Modified Nexus Approach Alors que le 50bis prévoyait zéro critère de substance, le 50ter consacre l’« approche du lien modifié ». Ce nouveau principe a été fixé dans l’action 5 du plan « Beps ». Il préconise que l’« activité substantielle » devra être mesurée via les dépenses réalisées, ceci afin « d’assurer que les contribuables qui bénéficient d’un régime préférentiel ont bien conduit des activités de recherche-développement et effectué les dépenses correspondantes. » Dans l’exposé des motifs du projet de loi, le gouvernement explique que l’exonération fiscale de 80 pour cent sera circonscrite « aux entreprises mettant en œuvre une activité substantielle ».

Ceci signifie qu’une société boîte-aux-lettres – même augmentée d’un comptable assis dans un bureau muni d’une ligne téléphonique – ne fera plus l’affaire. Pour profiter de l’exonération du 50ter LIR, la société multinationale devra au minimum attirer des directeurs de recherche au Luxembourg pour superviser les programmes de R&D dans les succursales européennes. Mais il apparaît hautement improbable que des grands groupes pharmaceutiques ou agroalimentaires délocaliseront une partie de leurs chercheurs vers le Grand-Duché. Car le régime fiscal dont ils y bénéficieront est déjà en place dans d’autres pays avec une tradition universitaire bien plus ancienne. Le 50ter devrait donc d’abord bénéficier aux firmes actives dans la Fintech ainsi qu’aux grands groupes disposant d’ores et déjà de centres de recherches au Grand-Duché, comme Goodyear, Delphi, DuPont de Nemours, ArcelorMittal, SES ou Paul Wurth.

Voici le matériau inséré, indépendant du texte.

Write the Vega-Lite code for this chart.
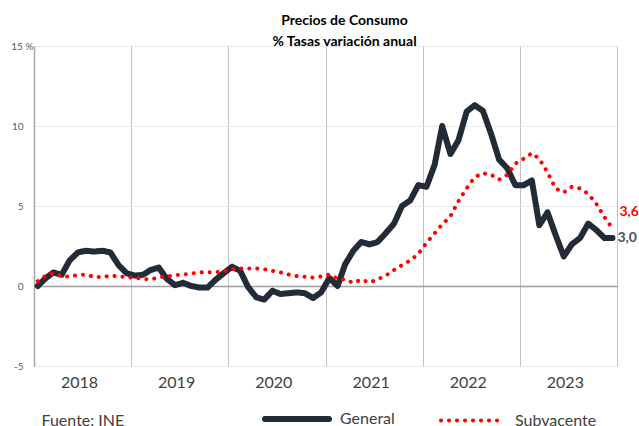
{
  "$schema": "https://vega.github.io/schema/vega-lite/v6.json",
  "width": 583,
  "height": 320,
  "autosize": "none",
  "padding": {"left": 34, "top": 46, "right": 22, "bottom": 60},
  "background": "white",
  "title": {
    "text": ["Precios de Consumo", "% Tasas variación anual"],
    "font": "Lato",
    "fontSize": 14,
    "fontWeight": "bold",
    "color": "#000000",
    "anchor": "middle",
    "dx": 19,
    "lineHeight": 21,
    "offset": -8
  },
  "data": {
    "values": [
      {"m": "2018-01-15", "General": 0.0, "Subyacente": 0.3},
      {"m": "2018-02-15", "General": 0.5, "Subyacente": 0.65},
      {"m": "2018-03-15", "General": 0.85, "Subyacente": 0.8},
      {"m": "2018-04-15", "General": 0.7, "Subyacente": 0.62},
      {"m": "2018-05-15", "General": 1.6, "Subyacente": 0.58},
      {"m": "2018-06-15", "General": 2.1, "Subyacente": 0.7},
      {"m": "2018-07-15", "General": 2.2, "Subyacente": 0.7},
      {"m": "2018-08-15", "General": 2.15, "Subyacente": 0.58},
      {"m": "2018-09-15", "General": 2.2, "Subyacente": 0.55},
      {"m": "2018-10-15", "General": 2.1, "Subyacente": 0.65},
      {"m": "2018-11-15", "General": 1.3, "Subyacente": 0.6},
      {"m": "2018-12-15", "General": 0.8, "Subyacente": 0.55},
      {"m": "2019-01-15", "General": 0.65, "Subyacente": 0.5},
      {"m": "2019-02-15", "General": 0.7, "Subyacente": 0.45},
      {"m": "2019-03-15", "General": 1.0, "Subyacente": 0.4},
      {"m": "2019-04-15", "General": 1.15, "Subyacente": 0.55},
      {"m": "2019-05-15", "General": 0.45, "Subyacente": 0.6},
      {"m": "2019-06-15", "General": 0.05, "Subyacente": 0.68},
      {"m": "2019-07-15", "General": 0.2, "Subyacente": 0.72},
      {"m": "2019-08-15", "General": 0.0, "Subyacente": 0.78},
      {"m": "2019-09-15", "General": -0.1, "Subyacente": 0.85},
      {"m": "2019-10-15", "General": -0.1, "Subyacente": 0.86},
      {"m": "2019-11-15", "General": 0.4, "Subyacente": 0.87},
      {"m": "2019-12-15", "General": 0.8, "Subyacente": 0.9},
      {"m": "2020-01-15", "General": 1.2, "Subyacente": 1.05},
      {"m": "2020-02-15", "General": 0.95, "Subyacente": 1.1},
      {"m": "2020-03-15", "General": -0.05, "Subyacente": 1.1},
      {"m": "2020-04-15", "General": -0.7, "Subyacente": 1.1},
      {"m": "2020-05-15", "General": -0.85, "Subyacente": 1.05},
      {"m": "2020-06-15", "General": -0.3, "Subyacente": 0.95},
      {"m": "2020-07-15", "General": -0.5, "Subyacente": 0.85},
      {"m": "2020-08-15", "General": -0.45, "Subyacente": 0.72},
      {"m": "2020-09-15", "General": -0.4, "Subyacente": 0.62},
      {"m": "2020-10-15", "General": -0.45, "Subyacente": 0.57},
      {"m": "2020-11-15", "General": -0.75, "Subyacente": 0.52},
      {"m": "2020-12-15", "General": -0.4, "Subyacente": 0.6},
      {"m": "2021-01-15", "General": 0.5, "Subyacente": 0.72},
      {"m": "2021-02-15", "General": 0.0, "Subyacente": 0.45},
      {"m": "2021-03-15", "General": 1.35, "Subyacente": 0.4},
      {"m": "2021-04-15", "General": 2.2, "Subyacente": 0.2},
      {"m": "2021-05-15", "General": 2.75, "Subyacente": 0.4},
      {"m": "2021-06-15", "General": 2.6, "Subyacente": 0.22},
      {"m": "2021-07-15", "General": 2.75, "Subyacente": 0.42},
      {"m": "2021-08-15", "General": 3.3, "Subyacente": 0.65},
      {"m": "2021-09-15", "General": 3.9, "Subyacente": 1.0},
      {"m": "2021-10-15", "General": 5.0, "Subyacente": 1.3},
      {"m": "2021-11-15", "General": 5.35, "Subyacente": 1.6},
      {"m": "2021-12-15", "General": 6.3, "Subyacente": 2.0},
      {"m": "2022-01-15", "General": 6.2, "Subyacente": 2.7},
      {"m": "2022-02-15", "General": 7.6, "Subyacente": 3.3},
      {"m": "2022-03-15", "General": 10.0, "Subyacente": 3.85},
      {"m": "2022-04-15", "General": 8.25, "Subyacente": 4.35},
      {"m": "2022-05-15", "General": 9.1, "Subyacente": 5.3},
      {"m": "2022-06-15", "General": 10.9, "Subyacente": 6.1},
      {"m": "2022-07-15", "General": 11.3, "Subyacente": 6.8},
      {"m": "2022-08-15", "General": 10.95, "Subyacente": 7.05},
      {"m": "2022-09-15", "General": 9.5, "Subyacente": 6.95},
      {"m": "2022-10-15", "General": 7.9, "Subyacente": 6.65},
      {"m": "2022-11-15", "General": 7.35, "Subyacente": 6.95},
      {"m": "2022-12-15", "General": 6.3, "Subyacente": 7.65},
      {"m": "2023-01-15", "General": 6.3, "Subyacente": 7.95},
      {"m": "2023-02-15", "General": 6.6, "Subyacente": 8.3},
      {"m": "2023-03-15", "General": 3.8, "Subyacente": 7.95},
      {"m": "2023-04-15", "General": 4.6, "Subyacente": 7.1},
      {"m": "2023-05-15", "General": 3.2, "Subyacente": 6.1},
      {"m": "2023-06-15", "General": 1.85, "Subyacente": 5.85},
      {"m": "2023-07-15", "General": 2.6, "Subyacente": 6.2},
      {"m": "2023-08-15", "General": 3.0, "Subyacente": 6.1},
      {"m": "2023-09-15", "General": 3.9, "Subyacente": 5.75},
      {"m": "2023-10-15", "General": 3.5, "Subyacente": 5.15},
      {"m": "2023-11-15", "General": 3.0, "Subyacente": 4.3},
      {"m": "2023-12-15", "General": 3.0, "Subyacente": 3.6}
    ]
  },
  "transform": [
    {"fold": ["General", "Subyacente"], "as": ["serie", "valor"]}
  ],
  "encoding": {
    "x": {
      "field": "m",
      "type": "temporal",
      "title": "Fuente: INE",
      "scale": {
        "type": "utc",
        "domain": [
          {"year": 2018, "month": 1, "date": 1, "utc": true},
          {"year": 2024, "month": 1, "date": 1, "utc": true}
        ]
      },
      "axis": {
        "values": [
          {"year": 2018, "month": 1, "date": 1, "utc": true},
          {"year": 2019, "month": 1, "date": 1, "utc": true},
          {"year": 2020, "month": 1, "date": 1, "utc": true},
          {"year": 2021, "month": 1, "date": 1, "utc": true},
          {"year": 2022, "month": 1, "date": 1, "utc": true},
          {"year": 2023, "month": 1, "date": 1, "utc": true},
          {"year": 2024, "month": 1, "date": 1, "utc": true}
        ],
        "format": "%Y",
        "labelExpr": "utcyear(datum.value) >= 2024 ? '' : datum.label",
        "labelOffset": 45,
        "labelFont": "Lato",
        "labelFontSize": 16,
        "labelColor": "#404040",
        "labelPadding": 8,
        "labelOverlap": false,
        "labelFlush": false,
        "labelBound": false,
        "ticks": false,
        "tickSize": 0,
        "domain": false,
        "grid": true,
        "gridColor": "#c3c3c3",
        "gridWidth": 1,
        "titleFont": "Lato",
        "titleFontSize": 16,
        "titleFontWeight": "normal",
        "titleColor": "#404040",
        "titleAnchor": "start",
        "titleAlign": "left",
        "titleBaseline": "alphabetic",
        "titleX": 7,
        "titleY": 59
      }
    },
    "y": {
      "field": "valor",
      "type": "quantitative",
      "title": null,
      "scale": {"domain": [-5, 15], "nice": false, "zero": false},
      "axis": {
        "values": [-5, 0, 5, 10, 15],
        "labelExpr": "datum.value == 15 ? '15 %' : datum.label",
        "labelFont": "Lato",
        "labelFontSize": 10,
        "labelColor": "#595959",
        "labelPadding": {"condition": {"test": "datum.value == 15", "value": 1}, "value": 11},
        "ticks": false,
        "tickSize": 0,
        "domain": true,
        "domainColor": "#a6a6a6",
        "domainWidth": 1.5,
        "grid": true,
        "gridColor": {"condition": {"test": "datum.value == 0", "value": "#a0a0a0"}, "value": "#d9d9d9"},
        "gridDash": {"condition": {"test": "datum.value == 0", "value": []}, "value": [2, 2]},
        "gridWidth": {"condition": {"test": "datum.value == 0", "value": 1.5}, "value": 1}
      }
    }
  },
  "layer": [
    {
      "mark": {"type": "line", "strokeCap": "round", "strokeJoin": "round"},
      "encoding": {
        "stroke": {
          "field": "serie",
          "type": "nominal",
          "scale": {"domain": ["General", "Subyacente"], "range": ["#222b38", "#ff0000"]},
          "legend": {
            "title": null,
            "orient": "none",
            "direction": "horizontal",
            "legendX": 228,
            "legendY": 338,
            "symbolType": "stroke",
            "symbolSize": 4096,
            "labelFont": "Lato",
            "labelFontSize": 16,
            "labelColor": "#404040",
            "labelOffset": 8,
            "labelBaseline": "middle",
            "columnPadding": 38,
            "encode": {"symbols": {"update": {"strokeCap": {"value": "round"}}}}
          }
        },
        "strokeDash": {
          "field": "serie",
          "type": "nominal",
          "scale": {"domain": ["General", "Subyacente"], "range": [[1, 0], [0.1, 7.9]]},
          "legend": null
        },
        "strokeWidth": {
          "field": "serie",
          "type": "nominal",
          "scale": {"domain": ["General", "Subyacente"], "range": [6, 4]},
          "legend": null
        }
      }
    },
    {
      "transform": [
        {"filter": "datum.serie == 'General' && utcyear(datum.m) == 2023 && utcmonth(datum.m) == 11"}
      ],
      "mark": {"type": "text", "align": "left", "baseline": "middle", "dx": 5, "font": "Lato", "fontSize": 14, "fontWeight": "bold", "color": "#44546a"},
      "encoding": {"text": {"field": "valor", "type": "quantitative", "format": ".1f"}}
    },
    {
      "transform": [
        {"filter": "datum.serie == 'Subyacente' && utcyear(datum.m) == 2023 && utcmonth(datum.m) == 11"}
      ],
      "mark": {"type": "text", "align": "left", "baseline": "middle", "dx": 7, "dy": -16, "font": "Lato", "fontSize": 14, "fontWeight": "bold", "color": "#ff0000"},
      "encoding": {"text": {"field": "valor", "type": "quantitative", "format": ".1f"}}
    }
  ],
  "config": {
    "view": {"stroke": null},
    "locale": {"number": {"decimal": ",", "thousands": ".", "grouping": [3], "currency": ["", " €"], "minus": "-"}}
  }
}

Déchet fiscal Dans la fiche financière du projet de loi déposé il y a deux semaines, le ministère des Finances estime la « moins-value » fiscale occasionnée par le nouveau 50ter LIR à cinquante millions d’euros. Cette estimation se baserait « majoritairement sur le déchet fiscal actuel de l’ancien régime fiscal de la propriété intellectuelle, qui s’élève en moyenne aux alentours du susdit montant ». D’après le Compendium du Conseil économique et social, 262 firmes avaient bénéficié en 2011 des bienfaits du 50bis pour un montant total de… 251,6 millions d’euros de revenus exonérés.